As an example, say you were looking to buy a car for £12,000, and it’s estimated that after your term ends the vehicle would be worth £4,500. You’d therefore be paying £7,500, plus interest, throughout your loan. And if you wanted to buy the car at the end of the agreement, it would cost £4,500 - this is known as the balloon payment.
So once your contract ends, you won’t own the car outright, as you would with a hire purchase loan. Instead, you can decide to do one of three things:
- Make the balloon payment to purchase the vehicle
- Return the car and walk away
- Start a new PCP agreement with a new vehicle
PCP loans are much more flexible than other types of vehicle finance. And because the monthly payments tend to be lower too, PCP is the most popular option on the market.

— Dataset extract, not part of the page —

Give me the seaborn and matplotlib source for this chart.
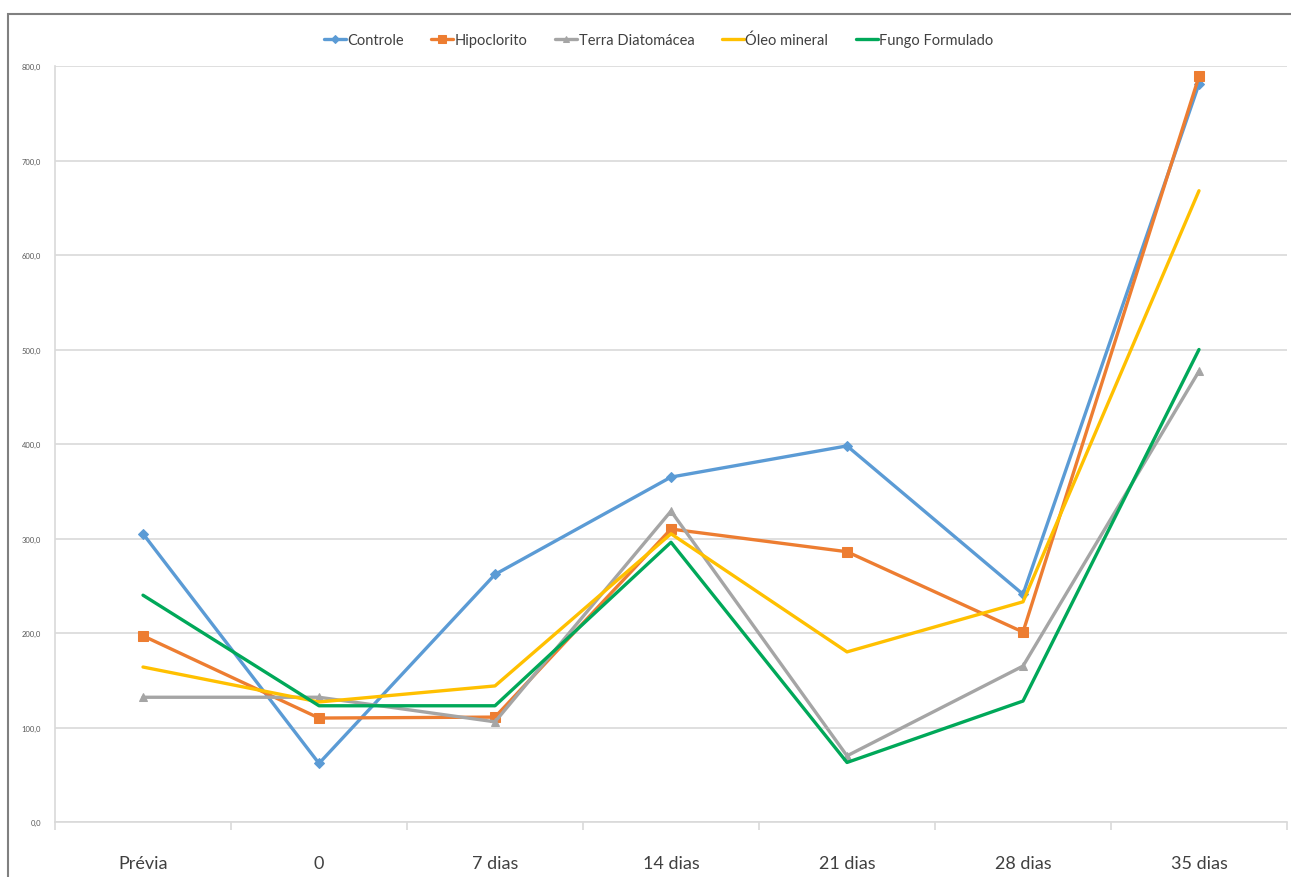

2. Pay a Large Deposit If Possible
With just about any car finance agreement, the bigger your initial deposit, the lower the monthly repayments. The obvious reason for this is that you’ll be paying off a large chunk of the loan, thus will have less back to pay over the course of the agreement. But another reason your instalments can be lower with a large deposit is that you may be offered a lower APR.
Putting down a big deposit demonstrates that you’re able to save up money, and gives the lender more confidence in your ability to pay back the loan. You might then be given a lower interest rate.
With a deposit though, do bear in mind that if you don’t wish to buy the car at the end of your agreement, you won’t be getting the deposit back. You’d need to save up again to make a deposit on another vehicle - there are no refunds. So unless you decide to purchase the vehicle, and then sell it on, you won’t see your initial down payment again!
3. Higher Cost Can Mean Lower Instalments
You may be surprised to learn that sometimes a more expensive vehicle can mean lower monthly repayments. This isn’t always the case though, so don’t start looking into luxury sports cars immediately! But as your monthly instalments are calculated based on the depreciation of the car, the more it’s worth at the end of the term, the less you’ll be paying throughout the agreement.
Of course this would mean that the balloon payment when your contract finishes will be higher. So you need to carefully consider whether you intend to buy the car or enter into a new PCP agreement. And it’s never a bad idea to discuss the various options available with your dealership, to ensure that you’re getting the best deal to suit your needs.
4. Don’t Forget the Balloon Payment
This won’t apply to everyone - you may not want to purchase the vehicle once your contract finishes. Most people who enter into a PCP agreement don’t buy the car at the end of the term, but instead start a new contract. But if you do fall in love with the vehicle, and want to keep it, you will need to think about the balloon payment at the end of the agreement.
This will either mean saving up throughout your PCP loan, or looking into short term loan options. The balloon payment can be at least a few thousand pounds, especially if your car is a newer model. Not everyone can afford to pay this in one go, so thinking about this early on may be helpful in the long run.